Aim of the task: From the material below, list every line containing "this".

* start Data for processing *

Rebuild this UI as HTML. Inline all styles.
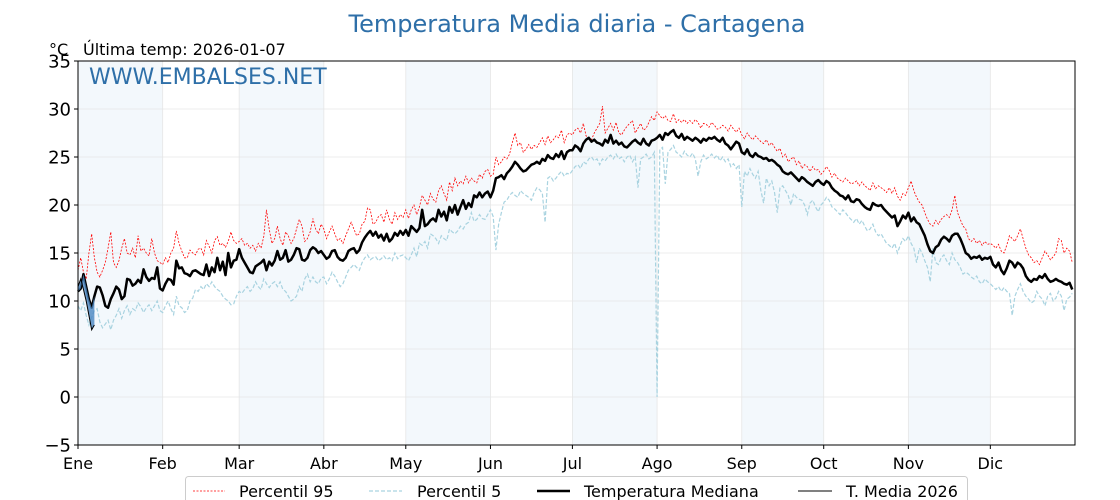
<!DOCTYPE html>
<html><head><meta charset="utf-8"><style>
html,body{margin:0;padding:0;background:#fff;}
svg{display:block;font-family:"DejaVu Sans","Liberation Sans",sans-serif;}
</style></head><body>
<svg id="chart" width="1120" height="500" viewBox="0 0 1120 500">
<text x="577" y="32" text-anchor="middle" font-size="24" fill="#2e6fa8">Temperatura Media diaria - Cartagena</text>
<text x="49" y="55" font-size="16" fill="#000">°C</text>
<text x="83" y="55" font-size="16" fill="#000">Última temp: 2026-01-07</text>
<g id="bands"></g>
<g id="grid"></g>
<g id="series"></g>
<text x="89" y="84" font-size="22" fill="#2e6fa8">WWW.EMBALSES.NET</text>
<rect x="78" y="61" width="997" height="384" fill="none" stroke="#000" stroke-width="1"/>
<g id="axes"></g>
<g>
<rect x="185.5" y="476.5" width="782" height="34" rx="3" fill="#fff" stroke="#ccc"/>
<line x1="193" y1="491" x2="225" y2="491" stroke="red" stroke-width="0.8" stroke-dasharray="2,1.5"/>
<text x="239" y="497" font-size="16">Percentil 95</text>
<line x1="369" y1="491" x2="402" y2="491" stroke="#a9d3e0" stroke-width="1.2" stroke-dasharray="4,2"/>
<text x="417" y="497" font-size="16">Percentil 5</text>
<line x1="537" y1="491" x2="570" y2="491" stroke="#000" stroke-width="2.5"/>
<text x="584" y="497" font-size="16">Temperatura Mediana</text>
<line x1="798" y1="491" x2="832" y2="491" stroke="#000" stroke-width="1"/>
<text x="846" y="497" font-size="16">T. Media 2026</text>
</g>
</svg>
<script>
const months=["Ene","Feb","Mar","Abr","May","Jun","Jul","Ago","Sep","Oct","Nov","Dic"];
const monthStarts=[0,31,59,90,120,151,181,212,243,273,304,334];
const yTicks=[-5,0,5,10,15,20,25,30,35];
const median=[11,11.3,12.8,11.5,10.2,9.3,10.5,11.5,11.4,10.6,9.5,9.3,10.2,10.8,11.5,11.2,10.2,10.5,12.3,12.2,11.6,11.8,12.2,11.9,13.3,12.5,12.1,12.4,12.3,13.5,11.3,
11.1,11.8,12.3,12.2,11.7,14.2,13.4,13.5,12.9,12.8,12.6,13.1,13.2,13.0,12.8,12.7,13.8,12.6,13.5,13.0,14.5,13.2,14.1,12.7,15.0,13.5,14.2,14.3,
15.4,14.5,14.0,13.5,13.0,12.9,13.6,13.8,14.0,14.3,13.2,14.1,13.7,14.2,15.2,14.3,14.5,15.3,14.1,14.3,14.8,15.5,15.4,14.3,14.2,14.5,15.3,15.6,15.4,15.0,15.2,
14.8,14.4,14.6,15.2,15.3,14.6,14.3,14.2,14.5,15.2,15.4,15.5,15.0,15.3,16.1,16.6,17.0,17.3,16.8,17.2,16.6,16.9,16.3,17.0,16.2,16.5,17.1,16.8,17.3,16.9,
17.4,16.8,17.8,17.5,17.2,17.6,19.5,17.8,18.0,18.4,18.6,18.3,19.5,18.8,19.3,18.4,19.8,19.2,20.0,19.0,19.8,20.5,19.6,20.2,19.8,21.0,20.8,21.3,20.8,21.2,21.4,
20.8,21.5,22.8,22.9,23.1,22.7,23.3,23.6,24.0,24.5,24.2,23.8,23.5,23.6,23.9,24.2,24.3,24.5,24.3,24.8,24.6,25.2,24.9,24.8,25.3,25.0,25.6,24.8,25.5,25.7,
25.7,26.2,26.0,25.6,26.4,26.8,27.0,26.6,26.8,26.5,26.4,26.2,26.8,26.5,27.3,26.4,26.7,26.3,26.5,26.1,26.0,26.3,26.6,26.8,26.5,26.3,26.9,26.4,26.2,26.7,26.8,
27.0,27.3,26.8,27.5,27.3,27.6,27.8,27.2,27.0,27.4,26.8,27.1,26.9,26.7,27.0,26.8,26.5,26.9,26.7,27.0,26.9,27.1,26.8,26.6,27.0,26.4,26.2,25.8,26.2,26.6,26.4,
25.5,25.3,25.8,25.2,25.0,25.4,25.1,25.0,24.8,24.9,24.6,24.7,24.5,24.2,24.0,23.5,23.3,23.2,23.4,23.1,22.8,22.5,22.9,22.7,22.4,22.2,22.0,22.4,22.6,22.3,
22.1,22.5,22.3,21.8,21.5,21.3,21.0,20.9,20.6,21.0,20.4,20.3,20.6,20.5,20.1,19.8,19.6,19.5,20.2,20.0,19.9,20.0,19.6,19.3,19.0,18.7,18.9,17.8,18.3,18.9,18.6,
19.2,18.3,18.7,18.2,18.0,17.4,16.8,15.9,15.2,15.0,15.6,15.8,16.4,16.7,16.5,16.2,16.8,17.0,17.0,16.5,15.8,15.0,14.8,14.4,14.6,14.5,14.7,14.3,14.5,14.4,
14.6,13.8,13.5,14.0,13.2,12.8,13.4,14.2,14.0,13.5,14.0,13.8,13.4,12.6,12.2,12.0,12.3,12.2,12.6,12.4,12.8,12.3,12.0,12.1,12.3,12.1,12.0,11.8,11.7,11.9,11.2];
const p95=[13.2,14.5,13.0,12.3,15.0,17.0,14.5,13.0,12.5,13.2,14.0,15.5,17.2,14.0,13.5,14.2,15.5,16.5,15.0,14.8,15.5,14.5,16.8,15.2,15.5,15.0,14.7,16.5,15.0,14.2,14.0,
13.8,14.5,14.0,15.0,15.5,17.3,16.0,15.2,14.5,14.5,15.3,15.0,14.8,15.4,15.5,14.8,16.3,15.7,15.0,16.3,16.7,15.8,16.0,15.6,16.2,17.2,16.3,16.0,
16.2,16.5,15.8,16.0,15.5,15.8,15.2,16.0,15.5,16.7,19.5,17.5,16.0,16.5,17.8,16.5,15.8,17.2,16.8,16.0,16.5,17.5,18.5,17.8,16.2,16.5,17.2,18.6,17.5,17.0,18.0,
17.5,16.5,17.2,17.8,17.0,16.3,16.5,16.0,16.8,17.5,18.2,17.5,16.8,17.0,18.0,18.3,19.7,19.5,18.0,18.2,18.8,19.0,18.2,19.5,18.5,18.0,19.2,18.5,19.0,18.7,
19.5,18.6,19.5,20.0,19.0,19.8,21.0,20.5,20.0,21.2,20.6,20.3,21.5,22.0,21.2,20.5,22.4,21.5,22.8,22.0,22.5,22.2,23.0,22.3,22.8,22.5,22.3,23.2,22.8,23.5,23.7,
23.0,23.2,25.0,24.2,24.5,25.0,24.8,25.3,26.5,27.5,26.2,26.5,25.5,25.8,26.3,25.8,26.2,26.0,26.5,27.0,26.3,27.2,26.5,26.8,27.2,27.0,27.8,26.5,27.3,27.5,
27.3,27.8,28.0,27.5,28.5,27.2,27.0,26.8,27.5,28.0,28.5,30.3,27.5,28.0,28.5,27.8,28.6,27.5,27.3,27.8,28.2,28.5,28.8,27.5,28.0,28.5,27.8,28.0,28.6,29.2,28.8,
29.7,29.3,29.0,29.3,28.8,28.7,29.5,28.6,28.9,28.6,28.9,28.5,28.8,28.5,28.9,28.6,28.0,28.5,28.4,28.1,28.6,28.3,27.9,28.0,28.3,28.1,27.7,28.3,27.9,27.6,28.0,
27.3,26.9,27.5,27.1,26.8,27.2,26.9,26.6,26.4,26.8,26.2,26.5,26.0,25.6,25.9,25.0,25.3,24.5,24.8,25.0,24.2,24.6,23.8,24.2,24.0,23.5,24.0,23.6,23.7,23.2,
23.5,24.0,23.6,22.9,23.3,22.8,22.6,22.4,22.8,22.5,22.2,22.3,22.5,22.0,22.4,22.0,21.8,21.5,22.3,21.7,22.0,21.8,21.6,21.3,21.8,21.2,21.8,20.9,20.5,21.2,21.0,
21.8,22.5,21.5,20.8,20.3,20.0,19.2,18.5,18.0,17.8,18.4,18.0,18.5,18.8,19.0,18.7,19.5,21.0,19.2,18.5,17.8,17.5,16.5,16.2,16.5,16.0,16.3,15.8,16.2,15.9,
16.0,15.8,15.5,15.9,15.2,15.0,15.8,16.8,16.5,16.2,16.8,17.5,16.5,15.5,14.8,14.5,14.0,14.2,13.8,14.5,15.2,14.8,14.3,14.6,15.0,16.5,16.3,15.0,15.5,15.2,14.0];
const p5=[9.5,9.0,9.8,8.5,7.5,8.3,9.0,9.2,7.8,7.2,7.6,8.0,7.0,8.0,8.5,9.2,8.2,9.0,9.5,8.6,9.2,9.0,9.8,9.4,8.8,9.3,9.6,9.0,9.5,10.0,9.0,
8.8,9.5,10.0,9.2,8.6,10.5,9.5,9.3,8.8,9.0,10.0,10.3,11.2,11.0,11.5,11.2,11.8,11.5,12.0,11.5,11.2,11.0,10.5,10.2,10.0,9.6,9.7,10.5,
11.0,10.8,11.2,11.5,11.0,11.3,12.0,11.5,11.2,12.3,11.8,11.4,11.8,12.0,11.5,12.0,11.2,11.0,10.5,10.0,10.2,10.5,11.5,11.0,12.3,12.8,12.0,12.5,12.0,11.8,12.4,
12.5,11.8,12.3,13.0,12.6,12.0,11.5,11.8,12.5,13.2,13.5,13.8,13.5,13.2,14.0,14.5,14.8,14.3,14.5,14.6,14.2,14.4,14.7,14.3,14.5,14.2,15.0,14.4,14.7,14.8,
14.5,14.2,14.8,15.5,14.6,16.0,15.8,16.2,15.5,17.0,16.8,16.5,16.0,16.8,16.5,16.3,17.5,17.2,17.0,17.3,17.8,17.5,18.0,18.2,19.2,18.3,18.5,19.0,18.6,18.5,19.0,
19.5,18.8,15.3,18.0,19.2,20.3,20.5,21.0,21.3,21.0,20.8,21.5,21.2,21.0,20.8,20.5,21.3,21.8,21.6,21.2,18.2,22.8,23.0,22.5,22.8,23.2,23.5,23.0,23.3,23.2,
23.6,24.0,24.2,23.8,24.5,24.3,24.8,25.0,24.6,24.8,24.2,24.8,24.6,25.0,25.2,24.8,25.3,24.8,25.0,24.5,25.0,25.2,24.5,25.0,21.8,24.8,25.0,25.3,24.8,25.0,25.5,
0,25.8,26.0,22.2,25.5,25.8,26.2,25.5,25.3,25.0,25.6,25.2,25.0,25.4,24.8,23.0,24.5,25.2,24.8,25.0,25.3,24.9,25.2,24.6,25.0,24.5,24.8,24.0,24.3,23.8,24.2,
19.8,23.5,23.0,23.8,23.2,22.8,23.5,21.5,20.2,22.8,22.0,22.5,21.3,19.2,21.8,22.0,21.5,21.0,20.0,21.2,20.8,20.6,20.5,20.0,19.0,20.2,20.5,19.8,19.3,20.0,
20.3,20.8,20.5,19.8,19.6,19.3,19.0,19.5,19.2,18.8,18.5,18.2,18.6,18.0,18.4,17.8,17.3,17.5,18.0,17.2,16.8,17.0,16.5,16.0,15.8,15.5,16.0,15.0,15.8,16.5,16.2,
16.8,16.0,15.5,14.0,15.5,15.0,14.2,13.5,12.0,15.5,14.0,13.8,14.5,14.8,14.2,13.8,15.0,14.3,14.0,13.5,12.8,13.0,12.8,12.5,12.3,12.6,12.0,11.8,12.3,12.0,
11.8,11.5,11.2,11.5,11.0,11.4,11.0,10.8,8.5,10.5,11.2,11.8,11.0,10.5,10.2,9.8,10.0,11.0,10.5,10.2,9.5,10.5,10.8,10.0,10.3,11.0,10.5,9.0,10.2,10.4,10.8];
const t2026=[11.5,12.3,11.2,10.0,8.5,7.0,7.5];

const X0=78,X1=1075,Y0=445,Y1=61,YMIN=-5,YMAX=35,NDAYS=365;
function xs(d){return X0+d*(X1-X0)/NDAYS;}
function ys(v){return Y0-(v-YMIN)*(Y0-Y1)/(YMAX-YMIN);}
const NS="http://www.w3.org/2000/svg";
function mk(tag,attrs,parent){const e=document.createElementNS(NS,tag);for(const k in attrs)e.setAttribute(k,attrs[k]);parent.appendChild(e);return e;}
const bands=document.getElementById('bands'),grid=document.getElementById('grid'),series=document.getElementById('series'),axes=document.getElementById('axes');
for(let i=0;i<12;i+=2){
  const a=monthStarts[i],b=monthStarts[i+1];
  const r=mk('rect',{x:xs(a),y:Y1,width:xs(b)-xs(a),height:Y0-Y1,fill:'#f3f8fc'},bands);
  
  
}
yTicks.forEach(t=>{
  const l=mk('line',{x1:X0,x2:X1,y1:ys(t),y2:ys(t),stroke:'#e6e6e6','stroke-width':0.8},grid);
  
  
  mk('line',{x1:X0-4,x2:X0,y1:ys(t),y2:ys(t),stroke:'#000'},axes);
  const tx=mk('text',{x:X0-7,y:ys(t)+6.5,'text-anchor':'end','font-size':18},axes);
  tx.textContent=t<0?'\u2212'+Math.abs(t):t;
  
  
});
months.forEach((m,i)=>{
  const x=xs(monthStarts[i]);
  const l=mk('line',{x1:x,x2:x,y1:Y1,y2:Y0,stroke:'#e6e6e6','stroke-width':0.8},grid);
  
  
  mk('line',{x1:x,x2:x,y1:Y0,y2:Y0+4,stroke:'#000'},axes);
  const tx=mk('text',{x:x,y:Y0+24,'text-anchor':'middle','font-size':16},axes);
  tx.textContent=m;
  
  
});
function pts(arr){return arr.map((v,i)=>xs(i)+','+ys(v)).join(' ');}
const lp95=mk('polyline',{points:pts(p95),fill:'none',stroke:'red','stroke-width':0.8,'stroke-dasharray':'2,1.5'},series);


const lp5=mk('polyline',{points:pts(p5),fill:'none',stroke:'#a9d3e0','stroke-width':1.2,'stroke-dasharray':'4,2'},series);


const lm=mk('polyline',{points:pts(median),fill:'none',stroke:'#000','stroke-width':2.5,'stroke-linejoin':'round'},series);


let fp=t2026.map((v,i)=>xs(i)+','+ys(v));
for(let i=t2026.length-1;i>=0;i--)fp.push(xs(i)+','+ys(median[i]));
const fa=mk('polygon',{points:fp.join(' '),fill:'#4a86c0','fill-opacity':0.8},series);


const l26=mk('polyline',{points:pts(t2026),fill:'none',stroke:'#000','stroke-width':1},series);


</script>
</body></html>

* end Data for processing *
* start Data for processing *

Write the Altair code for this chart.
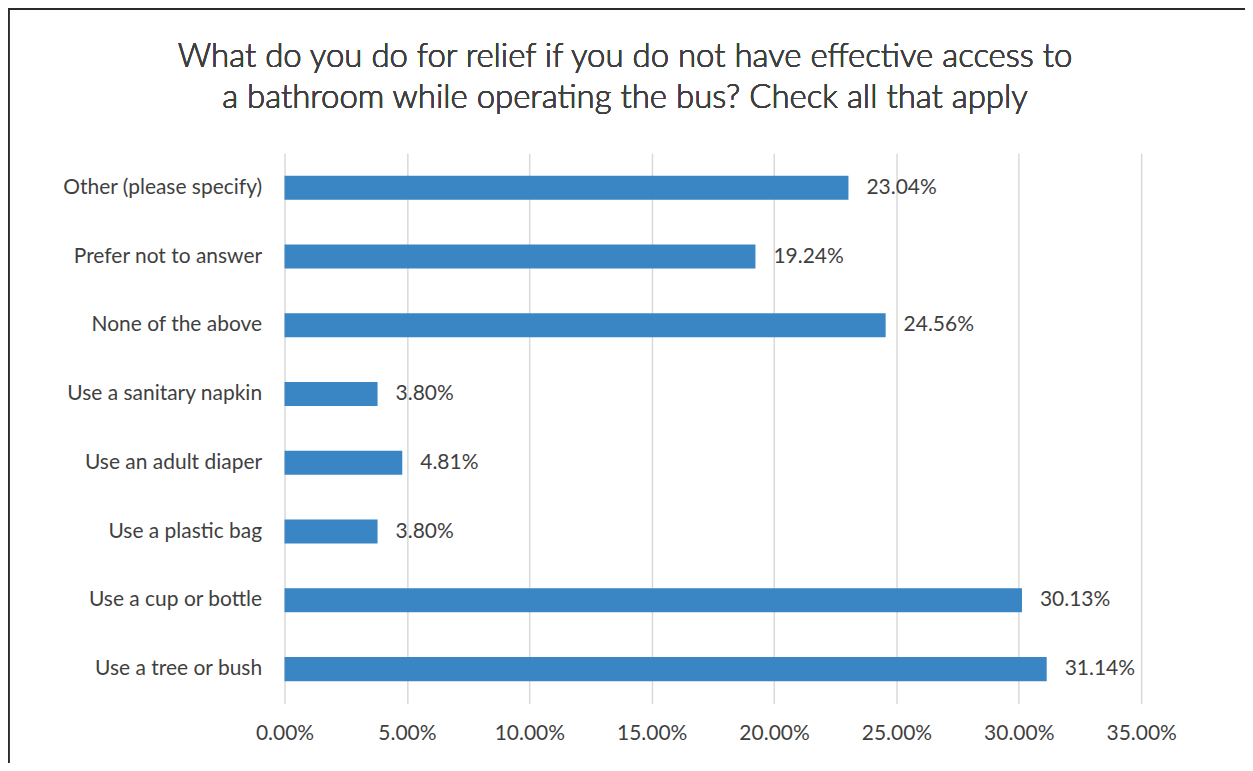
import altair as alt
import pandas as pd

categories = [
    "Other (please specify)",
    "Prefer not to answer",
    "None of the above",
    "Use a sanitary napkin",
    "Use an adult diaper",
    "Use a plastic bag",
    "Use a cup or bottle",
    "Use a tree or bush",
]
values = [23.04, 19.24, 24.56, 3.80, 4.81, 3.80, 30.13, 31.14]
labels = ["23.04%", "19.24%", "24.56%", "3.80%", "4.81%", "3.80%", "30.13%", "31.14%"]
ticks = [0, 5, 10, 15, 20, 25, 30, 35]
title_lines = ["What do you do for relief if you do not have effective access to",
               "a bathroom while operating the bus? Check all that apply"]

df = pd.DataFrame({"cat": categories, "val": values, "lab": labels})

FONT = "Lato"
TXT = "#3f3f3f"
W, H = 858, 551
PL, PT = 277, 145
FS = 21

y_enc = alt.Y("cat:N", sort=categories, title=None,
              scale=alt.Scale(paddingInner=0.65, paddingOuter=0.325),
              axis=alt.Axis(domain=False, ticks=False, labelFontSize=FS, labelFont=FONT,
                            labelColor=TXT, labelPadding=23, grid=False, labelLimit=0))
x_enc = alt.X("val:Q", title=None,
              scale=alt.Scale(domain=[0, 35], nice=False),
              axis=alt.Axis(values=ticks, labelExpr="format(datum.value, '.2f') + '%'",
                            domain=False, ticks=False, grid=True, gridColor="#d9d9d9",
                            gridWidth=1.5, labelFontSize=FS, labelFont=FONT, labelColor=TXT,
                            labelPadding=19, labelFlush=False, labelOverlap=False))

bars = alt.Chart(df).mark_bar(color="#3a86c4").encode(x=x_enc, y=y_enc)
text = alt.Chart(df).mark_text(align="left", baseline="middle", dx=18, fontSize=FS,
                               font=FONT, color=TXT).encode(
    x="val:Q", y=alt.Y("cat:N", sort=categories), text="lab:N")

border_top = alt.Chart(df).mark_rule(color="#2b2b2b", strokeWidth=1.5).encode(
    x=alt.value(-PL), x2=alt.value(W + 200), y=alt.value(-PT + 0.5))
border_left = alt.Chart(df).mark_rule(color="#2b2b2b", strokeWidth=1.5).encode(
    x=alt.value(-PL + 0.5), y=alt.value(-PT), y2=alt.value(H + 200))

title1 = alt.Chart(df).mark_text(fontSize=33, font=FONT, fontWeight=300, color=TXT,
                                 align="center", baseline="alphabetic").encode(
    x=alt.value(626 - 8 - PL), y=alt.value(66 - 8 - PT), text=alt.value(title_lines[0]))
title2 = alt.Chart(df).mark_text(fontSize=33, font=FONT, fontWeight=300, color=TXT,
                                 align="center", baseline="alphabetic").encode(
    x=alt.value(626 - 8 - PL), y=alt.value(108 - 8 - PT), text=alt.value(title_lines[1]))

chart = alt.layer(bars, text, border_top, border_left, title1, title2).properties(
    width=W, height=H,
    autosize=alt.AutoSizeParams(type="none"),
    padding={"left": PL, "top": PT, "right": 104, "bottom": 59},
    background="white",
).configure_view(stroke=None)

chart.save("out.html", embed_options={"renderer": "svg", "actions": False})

* end Data for processing *
* start Data for processing *

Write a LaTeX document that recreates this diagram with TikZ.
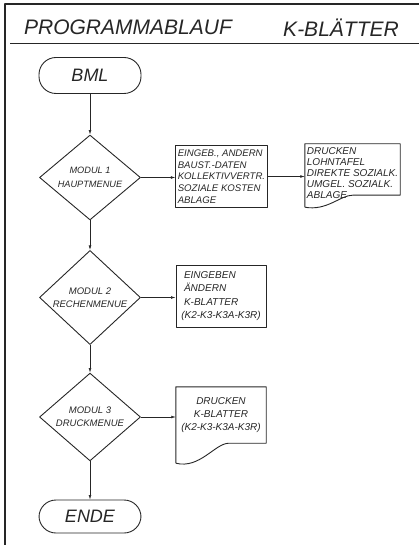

* end Data for processing *

Solved exercise:
Rebuild this UI as HTML. Inline all styles.
Write the Altair code for this chart.
Write a LaTeX document that recreates this diagram with TikZ.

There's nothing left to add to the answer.